## Given request
Which lines below fall between the one containing "The picture is" and the one containing "scores = greater agreement)</div>"? Repeat them exactly, counting both of those lines, and add nothing else.

**********

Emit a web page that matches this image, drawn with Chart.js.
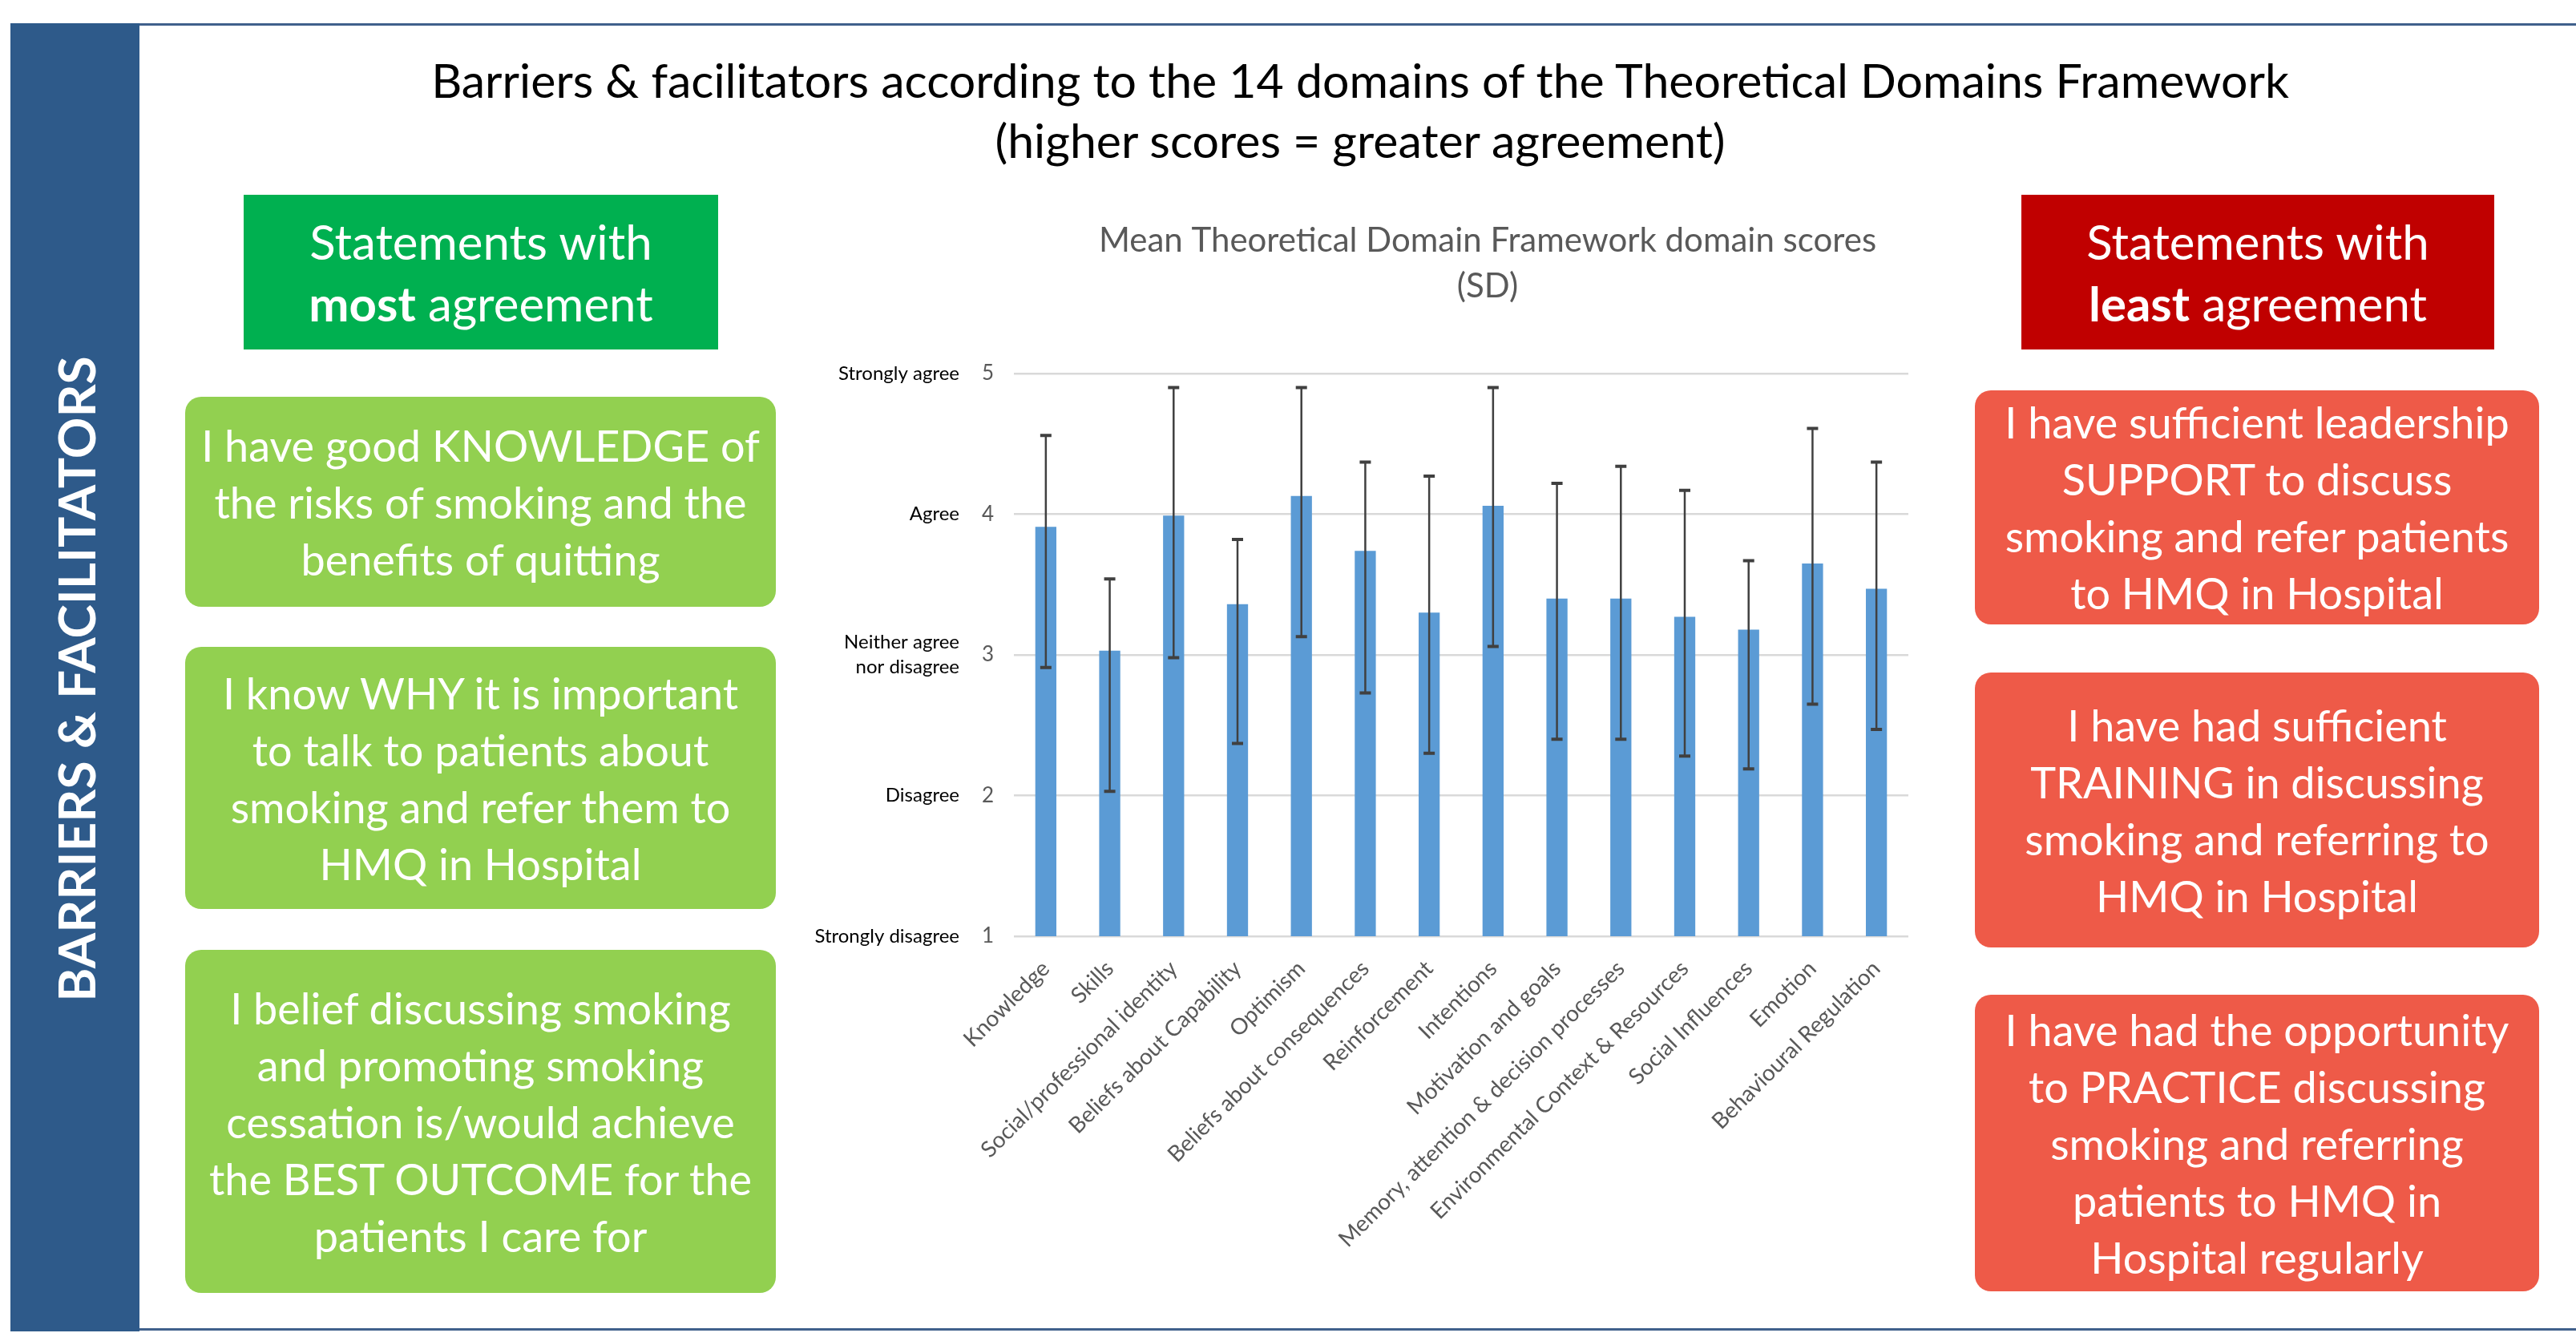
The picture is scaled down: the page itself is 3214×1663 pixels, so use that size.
<!DOCTYPE html>
<html>
<head>
<meta charset="utf-8">
<script src="https://cdn.jsdelivr.net/npm/chart.js@4.4.1/dist/chart.umd.min.js"></script>
<style>
  html, body { margin: 0; padding: 0; background: #fff; }
  body { width: 3214px; height: 1663px; position: relative; overflow: hidden; font-family: Lato, "Open Sans", sans-serif; }
  .abs { position: absolute; }
  .topline { left: 13px; top: 29px; width: 3201px; height: 3px; background: #40608C; }
  .botline { left: 13px; top: 1657px; width: 3201px; height: 3px; background: #40608C; }
  .sidebar { left: 13px; top: 29px; width: 161px; height: 1632px; background: #2E5A8A; }
  .sidetext { left: 94px; top: 847px; transform: translate(-50%, -50%) rotate(-90deg); color: #fff; font-weight: bold; font-size: 64px; white-space: nowrap; }
  .title { left: 0; width: 3394px; top: 62px; text-align: center; font-size: 59px; line-height: 75px; color: #000; }
  .box { display: flex; align-items: center; justify-content: center; text-align: center; color: #fff; }
  .head { font-size: 60px; line-height: 77px; }
  .card { font-size: 54px; line-height: 71px; border-radius: 20px; }
  .green { background: #92D050; }
  .red { background: #EE5A48; }
  #chart { position: absolute; left: 1000px; top: 250px; }
</style>
</head>
<body>
<canvas id="chart" width="1710" height="1390"></canvas>

<div class="abs topline"></div>
<div class="abs botline"></div>
<div class="abs sidebar"></div>
<div class="abs sidetext">BARRIERS &amp; FACILITATORS</div>

<div class="abs title">Barriers &amp; facilitators according to the 14 domains of the Theoretical Domains Framework<br>(higher scores = greater agreement)</div>

<div class="abs box head" style="left:304px;top:243px;width:592px;height:193px;background:#00B050;">
  <div>Statements with<br><b>most</b> agreement</div>
</div>
<div class="abs box head" style="left:2522px;top:243px;width:590px;height:193px;background:#C00000;">
  <div>Statements with<br><b>least</b> agreement</div>
</div>

<div class="abs box card green" style="left:231px;top:495px;width:737px;height:262px;">
  <div>I have good KNOWLEDGE of<br>the risks of smoking and the<br>benefits of quitting</div>
</div>
<div class="abs box card green" style="left:231px;top:807px;width:737px;height:327px;">
  <div>I know WHY it is important<br>to talk to patients about<br>smoking and refer them to<br>HMQ in Hospital</div>
</div>
<div class="abs box card green" style="left:231px;top:1185px;width:737px;height:428px;">
  <div>I belief discussing smoking<br>and promoting smoking<br>cessation is/would achieve<br>the BEST OUTCOME for the<br>patients I care for</div>
</div>

<div class="abs box card red" style="left:2464px;top:487px;width:704px;height:292px;">
  <div>I have sufficient leadership<br>SUPPORT to discuss<br>smoking and refer patients<br>to HMQ in Hospital</div>
</div>
<div class="abs box card red" style="left:2464px;top:839px;width:704px;height:343px;">
  <div>I have had sufficient<br>TRAINING in discussing<br>smoking and referring to<br>HMQ in Hospital</div>
</div>
<div class="abs box card red" style="left:2464px;top:1241px;width:704px;height:370px;">
  <div>I have had the opportunity<br>to PRACTICE discussing<br>smoking and referring<br>patients to HMQ in<br>Hospital regularly</div>
</div>

<script>
// data
const domains = ['Knowledge', 'Skills', 'Social/professional identity', 'Beliefs about Capability',
  'Optimism', 'Beliefs about consequences', 'Reinforcement', 'Intentions', 'Motivation and goals',
  'Memory, attention & decision processes', 'Environmental Context & Resources', 'Social Influences',
  'Emotion', 'Behavioural Regulation'];
const meanScores = [3.91, 3.03, 3.99, 3.36, 4.13, 3.74, 3.30, 4.06, 3.40, 3.40, 3.27, 3.18, 3.65, 3.47];
const barTop = [4.56, 3.54, 4.90, 3.82, 4.90, 4.37, 4.27, 4.90, 4.22, 4.34, 4.17, 3.67, 4.61, 4.37];
const barBottom = [2.91, 2.03, 2.98, 2.37, 3.13, 2.73, 2.30, 3.06, 2.40, 2.40, 2.28, 2.19, 2.65, 2.47];
const scaleValues = [1, 2, 3, 4, 5];
const scaleWords = [['Strongly disagree'], ['Disagree'], ['Neither agree', 'nor disagree'], ['Agree'], ['Strongly agree']];
const chartTitle = ['Mean Theoretical Domain Framework domain scores', '(SD)'];

const FONT = 'Lato, "Open Sans", sans-serif';
Chart.defaults.font.family = FONT;

// error bars (SD whiskers)
const sdBars = {
  id: 'sdBars',
  afterDatasetsDraw(chart) {
    const y = chart.scales.y;
    const meta = chart.getDatasetMeta(0);
    const ctx = chart.ctx;
    ctx.save();
    ctx.strokeStyle = '#404040';
    meta.data.forEach((bar, i) => {
      const top = y.getPixelForValue(barTop[i]);
      const bot = y.getPixelForValue(barBottom[i]);
      ctx.lineWidth = 2.5;
      ctx.beginPath();
      ctx.moveTo(bar.x, top);
      ctx.lineTo(bar.x, bot);
      ctx.stroke();
      ctx.lineWidth = 4;
      ctx.beginPath();
      ctx.moveTo(bar.x - 7, top);
      ctx.lineTo(bar.x + 7, top);
      ctx.moveTo(bar.x - 7, bot);
      ctx.lineTo(bar.x + 7, bot);
      ctx.stroke();
    });
    ctx.restore();
  }
};

// worded labels next to the numbers on the y axis, plus the chart title
const extraText = {
  id: 'extraText',
  afterDraw(chart) {
    const y = chart.scales.y;
    const ctx = chart.ctx;
    ctx.save();
    ctx.fillStyle = '#000';
    ctx.font = '24px ' + FONT;
    ctx.textAlign = 'right';
    ctx.textBaseline = 'middle';
    scaleValues.forEach((v, i) => {
      const lines = scaleWords[i];
      const py = y.getPixelForValue(v);
      lines.forEach((t, j) => {
        ctx.fillText(t, y.right - 68, py + (j - (lines.length - 1) / 2) * 31);
      });
    });

    const a = chart.chartArea;
    ctx.fillStyle = '#595959';
    ctx.font = '42px ' + FONT;
    ctx.textAlign = 'center';
    const cx = (a.left + a.right) / 2 + 33;
    chartTitle.forEach((t, j) => ctx.fillText(t, cx, a.top - 166 + j * 57));
    ctx.restore();
  }
};

new Chart(document.getElementById('chart'), {
  type: 'bar',
  data: {
    labels: domains,
    datasets: [{
      data: meanScores,
      backgroundColor: '#5B9BD5',
      categoryPercentage: 1,
      barPercentage: 0.33
    }]
  },
  options: {
    responsive: false,
    animation: false,
    layout: { padding: { left: 0, right: 329, top: 216, bottom: 0 } },
    plugins: {
      legend: { display: false },
      tooltip: { enabled: false },
      title: { display: false }
    },
    scales: {
      y: {
        min: 1,
        max: 5,
        afterFit(scale) { scale.width = 265; },
        border: { display: false },
        grid: { color: '#D9D9D9', lineWidth: 2.5, drawTicks: false },
        ticks: {
          stepSize: 1,
          padding: 25,
          color: '#595959',
          font: { size: 26 }
        }
      },
      x: {
        afterFit(scale) { scale.height = 472; },
        border: { display: false },
        grid: { display: false },
        ticks: {
          autoSkip: false,
          minRotation: 45,
          maxRotation: 45,
          padding: 16,
          color: '#595959',
          font: { size: 28 }
        }
      }
    }
  },
  plugins: [sdBars, extraText]
});
</script>
</body>
</html>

**********

## Result of this exercise
The picture is scaled down: the page itself is 3214×1663 pixels, so use that size.
<!DOCTYPE html>
<html>
<head>
<meta charset="utf-8">
<script src="https://cdn.jsdelivr.net/npm/chart.js@4.4.1/dist/chart.umd.min.js"></script>
<style>
  html, body { margin: 0; padding: 0; background: #fff; }
  body { width: 3214px; height: 1663px; position: relative; overflow: hidden; font-family: Lato, "Open Sans", sans-serif; }
  .abs { position: absolute; }
  .topline { left: 13px; top: 29px; width: 3201px; height: 3px; background: #40608C; }
  .botline { left: 13px; top: 1657px; width: 3201px; height: 3px; background: #40608C; }
  .sidebar { left: 13px; top: 29px; width: 161px; height: 1632px; background: #2E5A8A; }
  .sidetext { left: 94px; top: 847px; transform: translate(-50%, -50%) rotate(-90deg); color: #fff; font-weight: bold; font-size: 64px; white-space: nowrap; }
  .title { left: 0; width: 3394px; top: 62px; text-align: center; font-size: 59px; line-height: 75px; color: #000; }
  .box { display: flex; align-items: center; justify-content: center; text-align: center; color: #fff; }
  .head { font-size: 60px; line-height: 77px; }
  .card { font-size: 54px; line-height: 71px; border-radius: 20px; }
  .green { background: #92D050; }
  .red { background: #EE5A48; }
  #chart { position: absolute; left: 1000px; top: 250px; }
</style>
</head>
<body>
<canvas id="chart" width="1710" height="1390"></canvas>

<div class="abs topline"></div>
<div class="abs botline"></div>
<div class="abs sidebar"></div>
<div class="abs sidetext">BARRIERS &amp; FACILITATORS</div>

<div class="abs title">Barriers &amp; facilitators according to the 14 domains of the Theoretical Domains Framework<br>(higher scores = greater agreement)</div>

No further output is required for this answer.